Return a copy of every line in the records that includes the word "this".

-- Records shown start --

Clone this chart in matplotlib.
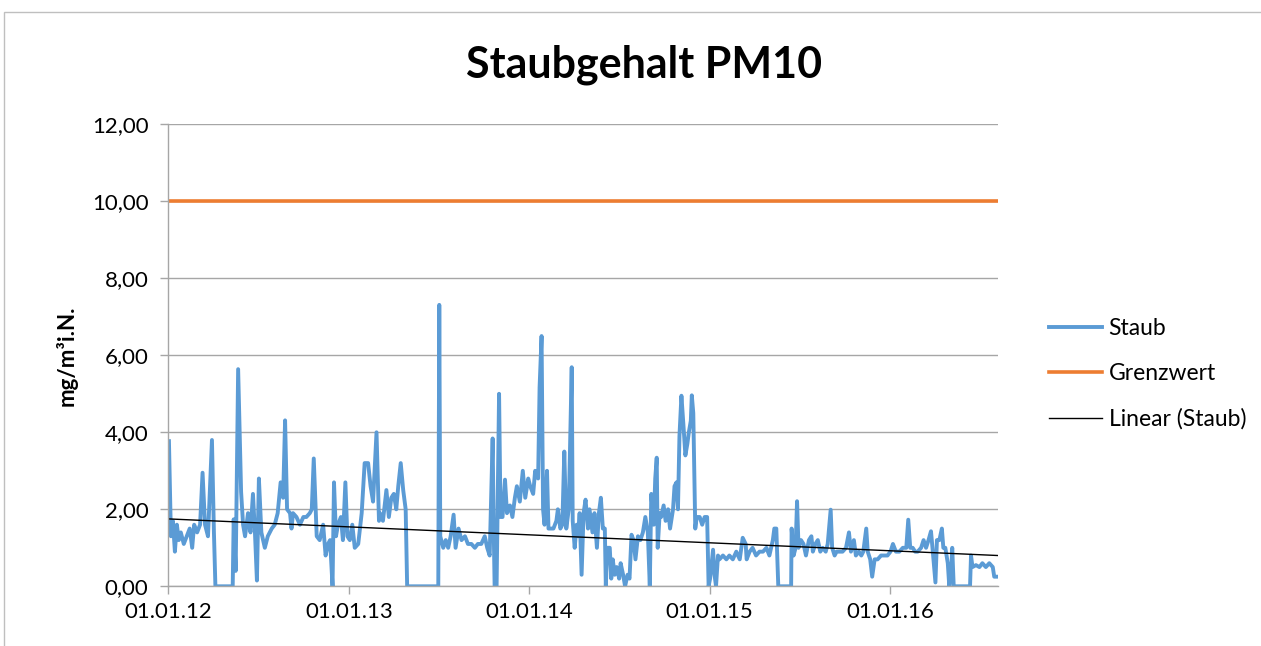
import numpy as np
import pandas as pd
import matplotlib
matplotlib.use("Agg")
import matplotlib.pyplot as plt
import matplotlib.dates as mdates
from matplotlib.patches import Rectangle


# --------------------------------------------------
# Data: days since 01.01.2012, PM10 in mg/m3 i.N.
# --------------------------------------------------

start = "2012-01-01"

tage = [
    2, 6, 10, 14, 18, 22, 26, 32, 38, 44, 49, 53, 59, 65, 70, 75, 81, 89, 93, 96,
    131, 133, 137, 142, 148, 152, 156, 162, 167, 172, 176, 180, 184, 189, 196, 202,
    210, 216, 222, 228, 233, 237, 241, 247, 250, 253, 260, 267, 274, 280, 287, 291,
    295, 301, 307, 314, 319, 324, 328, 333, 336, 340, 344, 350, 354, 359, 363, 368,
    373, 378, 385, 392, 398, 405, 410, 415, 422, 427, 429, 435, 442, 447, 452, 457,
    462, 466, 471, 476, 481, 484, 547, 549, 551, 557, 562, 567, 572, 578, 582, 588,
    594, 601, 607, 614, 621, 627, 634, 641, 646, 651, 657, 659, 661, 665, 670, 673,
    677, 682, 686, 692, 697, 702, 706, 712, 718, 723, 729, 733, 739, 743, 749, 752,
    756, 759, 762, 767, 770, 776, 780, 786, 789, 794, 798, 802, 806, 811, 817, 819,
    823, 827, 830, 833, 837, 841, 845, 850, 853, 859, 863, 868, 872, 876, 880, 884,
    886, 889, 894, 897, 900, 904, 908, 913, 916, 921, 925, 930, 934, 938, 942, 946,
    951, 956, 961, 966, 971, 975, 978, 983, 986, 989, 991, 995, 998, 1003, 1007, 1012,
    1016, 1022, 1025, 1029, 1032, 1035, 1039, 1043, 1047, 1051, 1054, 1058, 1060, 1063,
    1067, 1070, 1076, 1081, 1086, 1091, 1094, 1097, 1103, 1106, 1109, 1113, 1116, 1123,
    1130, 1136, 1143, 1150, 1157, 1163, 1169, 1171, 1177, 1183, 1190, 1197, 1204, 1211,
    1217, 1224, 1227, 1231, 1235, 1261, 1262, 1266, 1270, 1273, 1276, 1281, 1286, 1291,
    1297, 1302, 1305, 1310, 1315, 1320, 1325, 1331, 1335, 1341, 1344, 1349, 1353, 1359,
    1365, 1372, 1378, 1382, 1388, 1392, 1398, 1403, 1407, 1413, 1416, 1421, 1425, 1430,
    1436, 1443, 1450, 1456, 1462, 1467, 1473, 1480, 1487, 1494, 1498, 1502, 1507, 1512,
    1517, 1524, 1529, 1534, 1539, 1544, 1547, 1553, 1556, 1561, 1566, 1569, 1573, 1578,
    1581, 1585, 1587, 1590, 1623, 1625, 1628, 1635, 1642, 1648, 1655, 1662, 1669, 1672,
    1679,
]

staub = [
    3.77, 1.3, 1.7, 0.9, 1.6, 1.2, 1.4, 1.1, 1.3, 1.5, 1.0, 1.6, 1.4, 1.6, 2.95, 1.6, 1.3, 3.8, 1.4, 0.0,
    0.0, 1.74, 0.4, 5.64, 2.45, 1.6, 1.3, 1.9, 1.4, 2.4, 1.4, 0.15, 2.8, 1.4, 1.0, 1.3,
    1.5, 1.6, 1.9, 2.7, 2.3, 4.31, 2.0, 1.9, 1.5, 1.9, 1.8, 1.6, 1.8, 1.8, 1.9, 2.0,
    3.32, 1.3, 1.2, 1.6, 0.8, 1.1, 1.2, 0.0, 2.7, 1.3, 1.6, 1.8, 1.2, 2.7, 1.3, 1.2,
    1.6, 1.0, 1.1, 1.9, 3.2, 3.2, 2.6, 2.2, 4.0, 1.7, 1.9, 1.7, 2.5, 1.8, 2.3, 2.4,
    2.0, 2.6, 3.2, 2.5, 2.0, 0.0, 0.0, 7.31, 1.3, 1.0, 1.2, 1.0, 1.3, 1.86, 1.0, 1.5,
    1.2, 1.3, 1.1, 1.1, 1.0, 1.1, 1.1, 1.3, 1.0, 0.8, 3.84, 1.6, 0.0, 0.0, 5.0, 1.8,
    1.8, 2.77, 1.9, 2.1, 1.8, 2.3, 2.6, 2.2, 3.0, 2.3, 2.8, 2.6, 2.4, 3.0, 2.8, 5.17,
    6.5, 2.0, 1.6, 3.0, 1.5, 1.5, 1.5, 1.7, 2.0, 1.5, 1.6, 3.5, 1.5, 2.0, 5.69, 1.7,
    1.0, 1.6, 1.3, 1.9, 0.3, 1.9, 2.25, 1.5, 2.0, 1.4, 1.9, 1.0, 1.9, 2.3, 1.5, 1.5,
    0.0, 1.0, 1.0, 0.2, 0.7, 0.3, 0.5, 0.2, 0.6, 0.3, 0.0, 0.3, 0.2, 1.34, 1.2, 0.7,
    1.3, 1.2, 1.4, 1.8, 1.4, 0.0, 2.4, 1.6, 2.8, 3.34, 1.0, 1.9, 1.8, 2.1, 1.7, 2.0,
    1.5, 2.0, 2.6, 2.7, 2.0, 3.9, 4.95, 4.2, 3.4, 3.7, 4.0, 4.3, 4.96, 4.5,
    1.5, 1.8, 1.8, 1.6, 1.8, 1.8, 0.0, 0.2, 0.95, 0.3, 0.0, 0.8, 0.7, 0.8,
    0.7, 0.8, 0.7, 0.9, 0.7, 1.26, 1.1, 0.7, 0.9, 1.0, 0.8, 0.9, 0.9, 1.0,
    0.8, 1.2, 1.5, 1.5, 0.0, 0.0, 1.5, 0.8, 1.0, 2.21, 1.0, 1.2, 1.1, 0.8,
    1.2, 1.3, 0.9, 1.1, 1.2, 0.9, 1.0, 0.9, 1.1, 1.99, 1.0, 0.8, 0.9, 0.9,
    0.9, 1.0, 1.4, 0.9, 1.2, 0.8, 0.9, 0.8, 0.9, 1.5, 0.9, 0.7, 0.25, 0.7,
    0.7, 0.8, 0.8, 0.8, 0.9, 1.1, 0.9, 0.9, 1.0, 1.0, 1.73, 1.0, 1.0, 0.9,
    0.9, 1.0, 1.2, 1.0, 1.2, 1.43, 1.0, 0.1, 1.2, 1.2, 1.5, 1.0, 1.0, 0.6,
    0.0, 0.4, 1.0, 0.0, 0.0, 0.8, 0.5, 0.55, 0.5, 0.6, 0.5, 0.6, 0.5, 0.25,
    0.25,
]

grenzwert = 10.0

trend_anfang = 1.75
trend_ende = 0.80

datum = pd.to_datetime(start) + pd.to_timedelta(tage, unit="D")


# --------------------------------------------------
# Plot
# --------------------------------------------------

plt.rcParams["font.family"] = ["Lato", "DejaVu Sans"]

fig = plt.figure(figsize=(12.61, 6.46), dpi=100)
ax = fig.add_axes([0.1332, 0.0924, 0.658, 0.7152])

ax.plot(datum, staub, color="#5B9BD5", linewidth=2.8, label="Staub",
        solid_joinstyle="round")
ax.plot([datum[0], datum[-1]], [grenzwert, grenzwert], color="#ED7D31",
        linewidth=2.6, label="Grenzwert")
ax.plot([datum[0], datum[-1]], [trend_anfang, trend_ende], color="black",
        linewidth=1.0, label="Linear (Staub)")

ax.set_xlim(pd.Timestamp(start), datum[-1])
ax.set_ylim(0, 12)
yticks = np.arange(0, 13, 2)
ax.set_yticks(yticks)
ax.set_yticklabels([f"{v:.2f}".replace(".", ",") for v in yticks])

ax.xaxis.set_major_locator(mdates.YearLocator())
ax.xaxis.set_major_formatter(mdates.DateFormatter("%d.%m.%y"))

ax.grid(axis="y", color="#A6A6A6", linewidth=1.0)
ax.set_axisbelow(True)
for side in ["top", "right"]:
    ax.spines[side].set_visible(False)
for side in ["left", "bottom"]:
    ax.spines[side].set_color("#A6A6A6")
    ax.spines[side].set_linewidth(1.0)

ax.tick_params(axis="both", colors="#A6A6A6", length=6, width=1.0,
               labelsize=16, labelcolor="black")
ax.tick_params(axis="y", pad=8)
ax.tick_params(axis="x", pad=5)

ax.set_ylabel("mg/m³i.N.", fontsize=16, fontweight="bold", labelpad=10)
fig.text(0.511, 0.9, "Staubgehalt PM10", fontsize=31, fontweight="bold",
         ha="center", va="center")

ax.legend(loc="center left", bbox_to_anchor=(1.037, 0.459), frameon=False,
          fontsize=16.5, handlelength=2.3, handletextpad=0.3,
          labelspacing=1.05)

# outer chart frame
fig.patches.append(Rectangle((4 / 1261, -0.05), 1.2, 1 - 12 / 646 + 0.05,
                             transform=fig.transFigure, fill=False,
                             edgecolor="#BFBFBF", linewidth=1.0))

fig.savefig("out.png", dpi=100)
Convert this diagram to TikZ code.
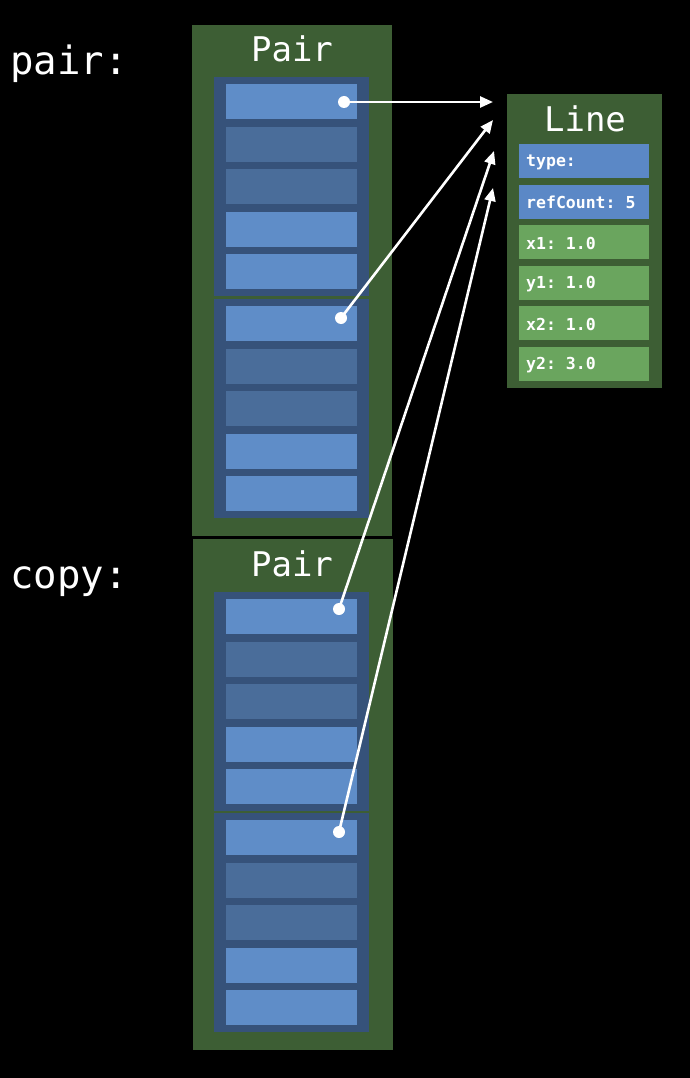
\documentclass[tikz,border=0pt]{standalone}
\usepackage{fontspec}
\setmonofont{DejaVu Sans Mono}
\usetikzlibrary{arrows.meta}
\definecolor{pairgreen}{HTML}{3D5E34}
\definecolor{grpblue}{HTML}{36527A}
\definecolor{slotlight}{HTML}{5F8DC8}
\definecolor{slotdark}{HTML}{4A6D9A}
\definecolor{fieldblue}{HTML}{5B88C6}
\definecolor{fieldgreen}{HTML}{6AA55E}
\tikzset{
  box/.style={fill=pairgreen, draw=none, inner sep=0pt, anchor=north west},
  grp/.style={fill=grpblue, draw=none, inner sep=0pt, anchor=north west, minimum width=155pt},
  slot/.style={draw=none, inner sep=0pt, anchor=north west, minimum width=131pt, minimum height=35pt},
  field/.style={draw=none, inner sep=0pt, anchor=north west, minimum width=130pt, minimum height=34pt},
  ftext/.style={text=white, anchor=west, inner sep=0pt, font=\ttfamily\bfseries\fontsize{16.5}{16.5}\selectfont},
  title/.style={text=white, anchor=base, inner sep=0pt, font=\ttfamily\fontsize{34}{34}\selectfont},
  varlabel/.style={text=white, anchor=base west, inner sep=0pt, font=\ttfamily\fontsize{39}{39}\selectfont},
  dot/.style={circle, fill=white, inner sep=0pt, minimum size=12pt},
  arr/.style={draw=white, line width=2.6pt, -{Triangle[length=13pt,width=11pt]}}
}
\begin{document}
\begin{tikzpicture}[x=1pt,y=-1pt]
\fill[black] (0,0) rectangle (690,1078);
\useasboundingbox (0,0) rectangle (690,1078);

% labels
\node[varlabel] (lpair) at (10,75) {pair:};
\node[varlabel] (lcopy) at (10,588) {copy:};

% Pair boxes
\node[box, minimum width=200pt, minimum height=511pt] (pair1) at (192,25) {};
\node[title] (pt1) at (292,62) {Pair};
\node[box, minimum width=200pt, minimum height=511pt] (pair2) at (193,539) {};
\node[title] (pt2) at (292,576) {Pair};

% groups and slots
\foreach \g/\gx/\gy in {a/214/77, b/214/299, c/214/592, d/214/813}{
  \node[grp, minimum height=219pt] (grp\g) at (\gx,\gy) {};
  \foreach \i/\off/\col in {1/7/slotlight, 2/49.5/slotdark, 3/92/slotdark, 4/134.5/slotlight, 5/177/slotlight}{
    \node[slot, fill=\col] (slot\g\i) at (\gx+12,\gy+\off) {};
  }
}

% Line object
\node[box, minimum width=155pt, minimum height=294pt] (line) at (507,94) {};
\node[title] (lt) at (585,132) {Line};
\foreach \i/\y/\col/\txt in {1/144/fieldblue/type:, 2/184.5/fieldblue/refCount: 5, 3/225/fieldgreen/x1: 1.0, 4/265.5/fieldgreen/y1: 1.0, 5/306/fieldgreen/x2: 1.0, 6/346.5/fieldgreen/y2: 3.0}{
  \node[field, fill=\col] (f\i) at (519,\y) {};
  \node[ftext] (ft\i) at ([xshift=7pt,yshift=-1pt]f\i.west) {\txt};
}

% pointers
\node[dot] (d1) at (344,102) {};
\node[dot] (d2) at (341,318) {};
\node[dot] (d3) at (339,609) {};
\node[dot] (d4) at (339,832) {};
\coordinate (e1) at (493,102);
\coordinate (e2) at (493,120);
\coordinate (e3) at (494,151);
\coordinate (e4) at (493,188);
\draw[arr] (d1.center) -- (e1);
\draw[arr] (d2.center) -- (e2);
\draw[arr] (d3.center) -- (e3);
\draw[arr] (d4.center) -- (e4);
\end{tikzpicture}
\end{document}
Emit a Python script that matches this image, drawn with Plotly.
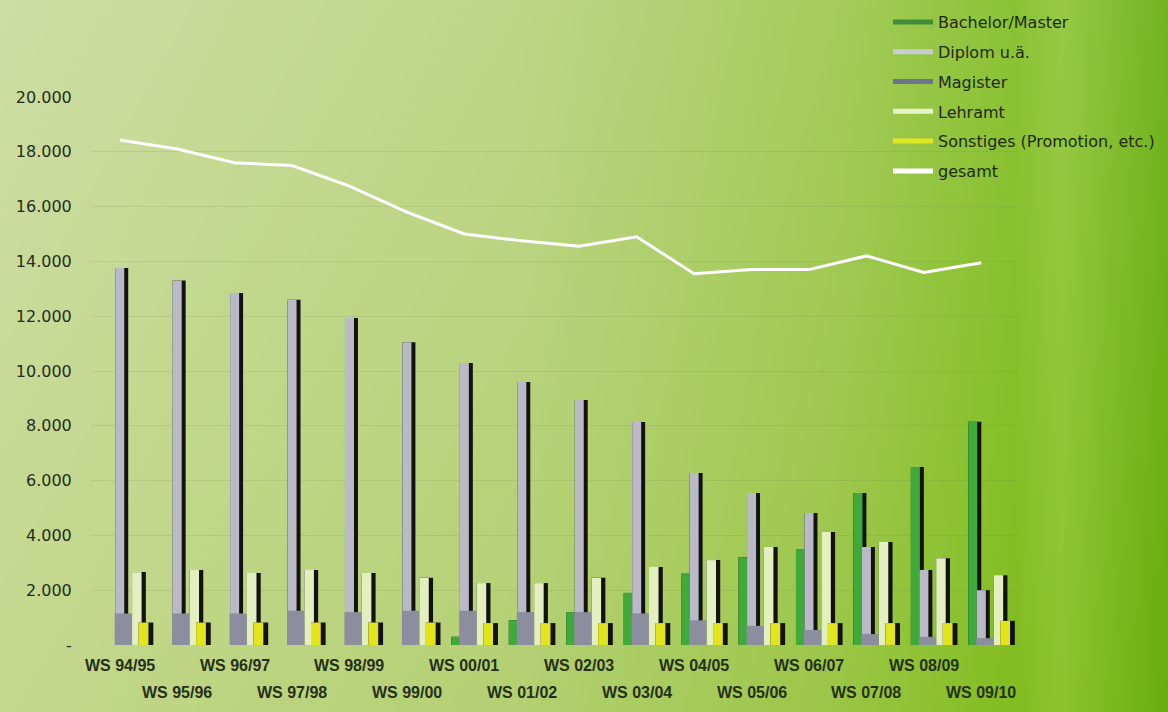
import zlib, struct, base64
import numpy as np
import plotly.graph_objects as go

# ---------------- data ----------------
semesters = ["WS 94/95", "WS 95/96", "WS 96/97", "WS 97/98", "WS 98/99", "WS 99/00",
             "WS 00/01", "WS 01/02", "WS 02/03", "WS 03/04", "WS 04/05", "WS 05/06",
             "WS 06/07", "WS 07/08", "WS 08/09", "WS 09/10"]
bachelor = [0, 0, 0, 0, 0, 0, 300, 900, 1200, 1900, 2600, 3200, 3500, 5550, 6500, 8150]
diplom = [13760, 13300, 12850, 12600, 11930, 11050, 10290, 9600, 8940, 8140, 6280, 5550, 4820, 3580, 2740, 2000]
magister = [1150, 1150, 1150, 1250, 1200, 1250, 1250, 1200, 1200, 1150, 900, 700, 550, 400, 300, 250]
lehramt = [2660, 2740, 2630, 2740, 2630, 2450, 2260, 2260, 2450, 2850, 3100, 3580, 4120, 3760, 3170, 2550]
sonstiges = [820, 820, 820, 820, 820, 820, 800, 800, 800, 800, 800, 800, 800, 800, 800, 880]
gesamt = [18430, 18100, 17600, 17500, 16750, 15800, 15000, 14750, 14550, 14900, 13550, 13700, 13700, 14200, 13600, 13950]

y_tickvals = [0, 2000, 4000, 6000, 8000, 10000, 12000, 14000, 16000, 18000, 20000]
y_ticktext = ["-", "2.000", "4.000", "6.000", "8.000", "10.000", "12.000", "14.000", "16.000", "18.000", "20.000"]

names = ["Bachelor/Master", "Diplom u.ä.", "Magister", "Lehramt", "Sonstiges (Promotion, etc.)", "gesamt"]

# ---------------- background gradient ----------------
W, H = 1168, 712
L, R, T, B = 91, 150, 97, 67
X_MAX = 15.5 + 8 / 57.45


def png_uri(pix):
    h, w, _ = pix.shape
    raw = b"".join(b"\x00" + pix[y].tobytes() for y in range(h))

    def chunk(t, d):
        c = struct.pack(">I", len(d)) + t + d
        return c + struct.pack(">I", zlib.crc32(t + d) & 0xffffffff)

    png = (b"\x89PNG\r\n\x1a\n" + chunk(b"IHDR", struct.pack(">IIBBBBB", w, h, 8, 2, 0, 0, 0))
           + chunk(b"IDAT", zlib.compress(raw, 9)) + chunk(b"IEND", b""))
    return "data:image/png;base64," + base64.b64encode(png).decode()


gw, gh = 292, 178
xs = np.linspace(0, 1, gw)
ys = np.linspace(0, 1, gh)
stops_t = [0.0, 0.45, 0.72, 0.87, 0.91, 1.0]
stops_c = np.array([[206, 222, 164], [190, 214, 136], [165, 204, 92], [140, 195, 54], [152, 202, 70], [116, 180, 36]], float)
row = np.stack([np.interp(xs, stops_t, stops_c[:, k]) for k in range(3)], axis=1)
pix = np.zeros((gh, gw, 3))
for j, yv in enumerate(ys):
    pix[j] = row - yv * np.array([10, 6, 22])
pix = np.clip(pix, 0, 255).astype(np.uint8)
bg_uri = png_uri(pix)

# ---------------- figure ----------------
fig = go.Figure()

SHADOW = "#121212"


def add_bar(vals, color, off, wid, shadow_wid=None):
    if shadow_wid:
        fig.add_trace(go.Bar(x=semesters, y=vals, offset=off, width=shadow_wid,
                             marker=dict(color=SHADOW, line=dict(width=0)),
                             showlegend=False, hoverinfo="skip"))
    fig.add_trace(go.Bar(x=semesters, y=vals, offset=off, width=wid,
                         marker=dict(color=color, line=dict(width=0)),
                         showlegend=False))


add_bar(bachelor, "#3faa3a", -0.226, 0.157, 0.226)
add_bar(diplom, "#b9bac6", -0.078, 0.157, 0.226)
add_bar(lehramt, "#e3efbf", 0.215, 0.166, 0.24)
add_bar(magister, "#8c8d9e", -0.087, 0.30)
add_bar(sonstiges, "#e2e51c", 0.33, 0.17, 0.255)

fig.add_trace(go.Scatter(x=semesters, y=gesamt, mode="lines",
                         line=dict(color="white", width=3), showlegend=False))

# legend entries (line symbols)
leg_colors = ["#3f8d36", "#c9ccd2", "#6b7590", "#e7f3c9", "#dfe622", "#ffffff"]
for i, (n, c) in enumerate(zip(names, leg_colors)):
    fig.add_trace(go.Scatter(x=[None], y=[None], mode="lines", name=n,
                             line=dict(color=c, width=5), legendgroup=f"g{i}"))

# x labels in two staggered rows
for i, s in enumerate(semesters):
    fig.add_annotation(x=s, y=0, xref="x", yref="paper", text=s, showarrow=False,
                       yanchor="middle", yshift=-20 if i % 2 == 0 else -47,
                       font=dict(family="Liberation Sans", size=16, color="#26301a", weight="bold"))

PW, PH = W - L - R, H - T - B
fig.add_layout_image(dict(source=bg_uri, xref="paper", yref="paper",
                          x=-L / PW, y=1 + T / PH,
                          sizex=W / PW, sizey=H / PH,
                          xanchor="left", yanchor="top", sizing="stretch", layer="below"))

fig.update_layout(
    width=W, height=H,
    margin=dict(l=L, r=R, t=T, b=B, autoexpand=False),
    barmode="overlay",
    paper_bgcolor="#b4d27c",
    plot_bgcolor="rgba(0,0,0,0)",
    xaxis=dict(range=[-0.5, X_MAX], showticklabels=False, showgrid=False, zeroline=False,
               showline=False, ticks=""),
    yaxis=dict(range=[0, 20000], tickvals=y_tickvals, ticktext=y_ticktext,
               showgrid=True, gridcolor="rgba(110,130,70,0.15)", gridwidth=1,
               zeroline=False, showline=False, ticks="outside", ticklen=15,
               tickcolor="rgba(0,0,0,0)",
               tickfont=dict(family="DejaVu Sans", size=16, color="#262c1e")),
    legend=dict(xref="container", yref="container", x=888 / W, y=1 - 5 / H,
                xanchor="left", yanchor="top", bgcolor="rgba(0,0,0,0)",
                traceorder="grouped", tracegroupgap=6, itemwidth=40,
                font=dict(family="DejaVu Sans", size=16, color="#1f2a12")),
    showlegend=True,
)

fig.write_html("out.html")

-- Records shown end --

● Reply:
Clone this chart in matplotlib.
Convert this diagram to TikZ code.
Emit a Python script that matches this image, drawn with Plotly.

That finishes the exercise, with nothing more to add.